Obviously, this situation gives the socioeconomically privileged students an unfair advantage; Mike Moffett of Canadian Business comments in Macleans, “if working as an intern is resume enhancing, then lower income kids are disadvantaged in the labour market,” leaving out “talented low-income people” from good work. Said plainly: if you’re not rich enough to work for free, you’re left out. This has the added impact of excluding marginalized communities from politics, law, and business, further chipping away at their political power and ability to occupy places of power.
Moreover, a very Marxist image of a reserve army of labour is spurred by unpaid internships. An oversupply of labour – now that people will literally work for free – drives down wages for paid workers, and can ultimately lead to dismissal. While changes proposed to the Canada Labour Code by the federal Liberals aim to stop the replacement of paid positions, advocates like the Canadian Intern Association (CIA) argued that they are “overbroad, unclear and inadequate,” enabling companies to “cycle through interns indefinitely for free labour instead of providing paid positions.”
This speaks additionally to the nature of the labour of unpaid interns: many are taking on roles and responsibilities that are worthy of pay, leading to all the negative impacts of work – like stress and anxiety – with few of the benefits. The problem has gotten even more troubling as news surfaced that an unpaid intern at the Bank of America literally died from overworking.
Writing on his blog youthandwork.ca, Toronto-based labour lawyer and CIA executive member Andrew Langille argues that unpaid internships have a wider demographic impact, as well, with economic impacts in “household formation, house purchasing, birthrate, boomerang kids. “The rapid ascent of intern culture in Canada,” Langille writes, “isn’t a particularly good development for anyone except employers who are obtaining a lot of free labour.”
Such a development fits in neatly with the neoliberal labour market, in which low-wage (and apparently no-wage), non-unionized, no-benefits jobs are becoming the norm, while corporations simultaneously merge, concentrate their wealth, move capital overseas to countries with little-to-no labour laws, and above all: profit.

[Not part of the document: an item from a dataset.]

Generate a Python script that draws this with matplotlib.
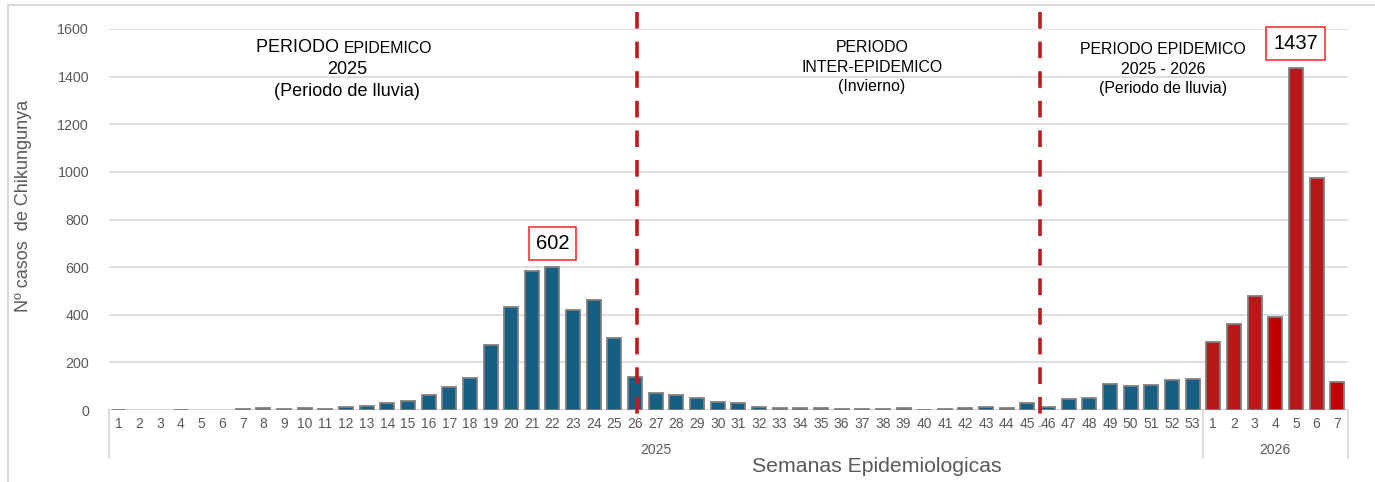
import matplotlib
matplotlib.use("Agg")
import matplotlib.pyplot as plt
from matplotlib.lines import Line2D
from matplotlib.transforms import blended_transform_factory

plt.rcParams['font.family'] = ['Liberation Sans', 'DejaVu Sans']

# ---------------- data ----------------
weeks_2025 = list(range(1, 54))
weeks_2026 = list(range(1, 8))
cases_2025 = [2, 0, 0, 2, 0, 0, 6, 8, 3, 8, 6, 14, 15, 30, 39, 63, 96, 134, 272, 434,
              584, 602, 420, 463, 304, 139, 70, 62, 51, 34, 31, 14, 10, 10, 8, 3, 3, 4, 7, 2,
              6, 10, 14, 7, 30, 14, 48, 49, 108, 100, 103, 124, 132]
cases_2026 = [285, 362, 477, 390, 1437, 975, 118]
year_labels = ["2025", "2026"]
peak_2025 = 602
peak_2026 = 1437

# ---------------- figure ----------------
W, H = 1375, 482
fig = plt.figure(figsize=(W / 100, H / 100), dpi=100)
ax = fig.add_axes([108.5 / W, (H - 410) / H, 1239 / W, 381 / H])

labels = [str(w) for w in weeks_2025] + [str(w) for w in weeks_2026]
values = cases_2025 + cases_2026
x = list(range(len(values)))
n25 = len(cases_2025)

blue = '#175F82'
red = '#BA1818'
red2 = '#C00000'
colors = [blue] * n25 + [red, red, red, red2, red, red, red2]
lws = [1.3 if v > 0 else 0 for v in values]

ax.bar(x, values, width=0.68, color=colors, edgecolor='#808080', linewidth=lws, zorder=3)

ax.set_xlim(-0.5, len(values) - 0.5)
ax.set_ylim(0, 1600)
ax.set_yticks(range(0, 1601, 200))
ax.grid(axis='y', color='#D9D9D9', linewidth=1.2, zorder=0)
ax.set_axisbelow(True)
for s in ax.spines.values():
    s.set_visible(False)
ax.axhline(0, color='#D9D9D9', linewidth=1.5, zorder=2)

ax.set_xticks(x)
ax.set_xticklabels(labels)
ax.tick_params(axis='x', length=0, pad=5, labelsize=10, labelcolor='#595959')
ax.tick_params(axis='y', length=0, pad=14, labelsize=10.3, labelcolor='#595959')

# multi-level category axis
tb = blended_transform_factory(ax.transData, ax.transAxes)
for sx in [-0.5, n25 - 0.5, len(values) - 0.5]:
    ax.plot([sx, sx], [0, -0.126], transform=tb, color='#D9D9D9', linewidth=1.3, clip_on=False)
ax.text((-0.5 + n25 - 0.5) / 2, -0.105, year_labels[0], transform=tb, ha='center', va='center',
        fontsize=10, color='#595959')
ax.text((n25 - 0.5 + len(values) - 0.5) / 2, -0.105, year_labels[1], transform=tb, ha='center',
        va='center', fontsize=10, color='#595959')

fig.text(877 / W, 1 - 467 / H, "Semanas Epidemiologicas", ha='center', va='center',
         fontsize=15.3, color='#595959')
fig.text(24 / W, 1 - 206 / H, "Nº casos  de Chikungunya", ha='center', va='center',
         rotation=90, fontsize=13, color='#595959')

# dashed period separators (drawn from the top down)
for lx in [25.1, 44.6]:
    ax.plot([lx, lx], [1672, -70], color='#C0191F', linewidth=2.6,
            linestyle=(0, (4.6, 3.6)), clip_on=False, zorder=4)

# period annotations (figure pixel positions)
def ftxt(px, py, s, **kw):
    fig.text(px / W, 1 - py / H, s, **kw)

ftxt(344, 48, "PERIODO ", ha='right', va='center', fontsize=13)
ftxt(344, 48.5, "EPIDEMICO", ha='left', va='center', fontsize=11.4)
ftxt(347, 70, "2025", ha='center', va='center', fontsize=13)
ftxt(347, 91, "(Periodo de lluvia)", ha='center', va='center', fontsize=13)

ftxt(872, 48, "PERIODO", ha='center', va='center', fontsize=11.4)
ftxt(872, 67, "INTER-EPIDEMICO", ha='center', va='center', fontsize=11.4)
ftxt(872, 86, "(Invierno)", ha='center', va='center', fontsize=11.4)

ftxt(1163, 50, "PERIODO EPIDEMICO", ha='center', va='center', fontsize=11.4)
ftxt(1163, 70, "2025 - 2026", ha='center', va='center', fontsize=11.4)
ftxt(1163, 88, "(Periodo de lluvia)", ha='center', va='center', fontsize=11.4)

# peak value boxes
box = dict(boxstyle='square,pad=0.35', facecolor='white', edgecolor='#FF2020', linewidth=1.1)
ax.text(values.index(peak_2025), 701, str(peak_2025), ha='center', va='center',
        fontsize=14.5, bbox=box, zorder=5)
ax.text(n25 + cases_2026.index(peak_2026), 1538, str(peak_2026), ha='center', va='center',
        fontsize=14.5, bbox=box, zorder=5)

# outer frame: top and left edges only
fig.lines.append(Line2D([8 / W, 1.0], [1 - 5 / H, 1 - 5 / H], transform=fig.transFigure,
                        color='#D9D9D9', linewidth=1.5))
fig.lines.append(Line2D([8 / W, 8 / W], [0, 1 - 5 / H], transform=fig.transFigure,
                        color='#D9D9D9', linewidth=1.5))

fig.savefig("out.png", dpi=100, facecolor='white')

Moreover, the public withdrawal from funding post-secondary education, attrition killing jobs and austerity shrinking the public sector creates a patterned problem for young people looking for work: graduating with mortgage-sized debts with weak employment prospects makes internships almost a necessity, driven by anxiety and desperation.
While the argument can – and has – been made that many employers in “creative” sectors have less of a capacity to pay their workers, some of Canada’s largest corporations are taking on unpaid interns, like Bell Mobility, Roots, Wind Mobile, and Fairmont Hotels and Resorts. After tremendous public criticism, Bell Mobility shut down their unpaid internship program when an intern charged that the “internship had no educational value and that she was doing the same work as a paid employee.” The CIA has created a “Wall of Shame,” featuring Canadian Football League (CFL), The Hill Times, Rogers, Big Tree Capital Partners, IMAX, and the United Nations.
Worse even is that many unpaid internships are not translating into paid positions. Despite a serious inability to collect info – with the public unable to get the full story of unpaid internships in Canada – much available data demonstrates that unpaid internships lead to paid positions much less frequently than paid ones. In the United States, a study found that 63.1% of students who did paid internships received job offers, while 37% doing unpaid internships received job offers (only 1.8% more than not students not doing an internship at all).
The excesses of this system beg the question: how are they legal?
The simple answer is that they’re mostly not. In Ontario, there is specific criteria – six conditions in the Employment Standards Act (ESA) – that must be met for employers to have an unpaid intern, but as the Canadian Centre for Policy Alternatives reports, “[provincial] legislation varies widely and is often too vague to enforce,” and is “generally complaint-driven, so it is under-enforced.” In a Ministry of Labour employer inspection blitz, it was found that almost 42% of 56 businesses in the Greater Toronto Area with internships were breaking the law. Many did not meet the six conditions and thus owed interns back pay and vacation time. But the holes in the Employment Standards Act in protecting interns enable employers further, with a new growing trend: classifying interns and employees as “volunteers.”
As Ontario undergoes the Changing Workplaces Review, assessing what work looks like in the sharing economy, reform could very much be on the table. The CIA has offered suggestions for reform, such as eliminating Subsection 1(2) of the ESA, which, as they argue, was “extremely poorly conceived, is possibly not compliant with the Charter, and has essentially permitted unpaid labour to flourish in Ontario’s labour market.” Additionally the CIA suggests adding basic workplace protections for interns like setting maximum working hours and strengthening enforcement of the ESA.
Some advocates even go so far as to argue for total abolition of unpaid internships. Regardless of the type of reform, the dangers of continuing on the current path are becoming clearer. It’s an unsustainable model that needs immediate action. Reforming internships can be a springboard to start to roll back other neoliberal changes to the labour market and working conditions.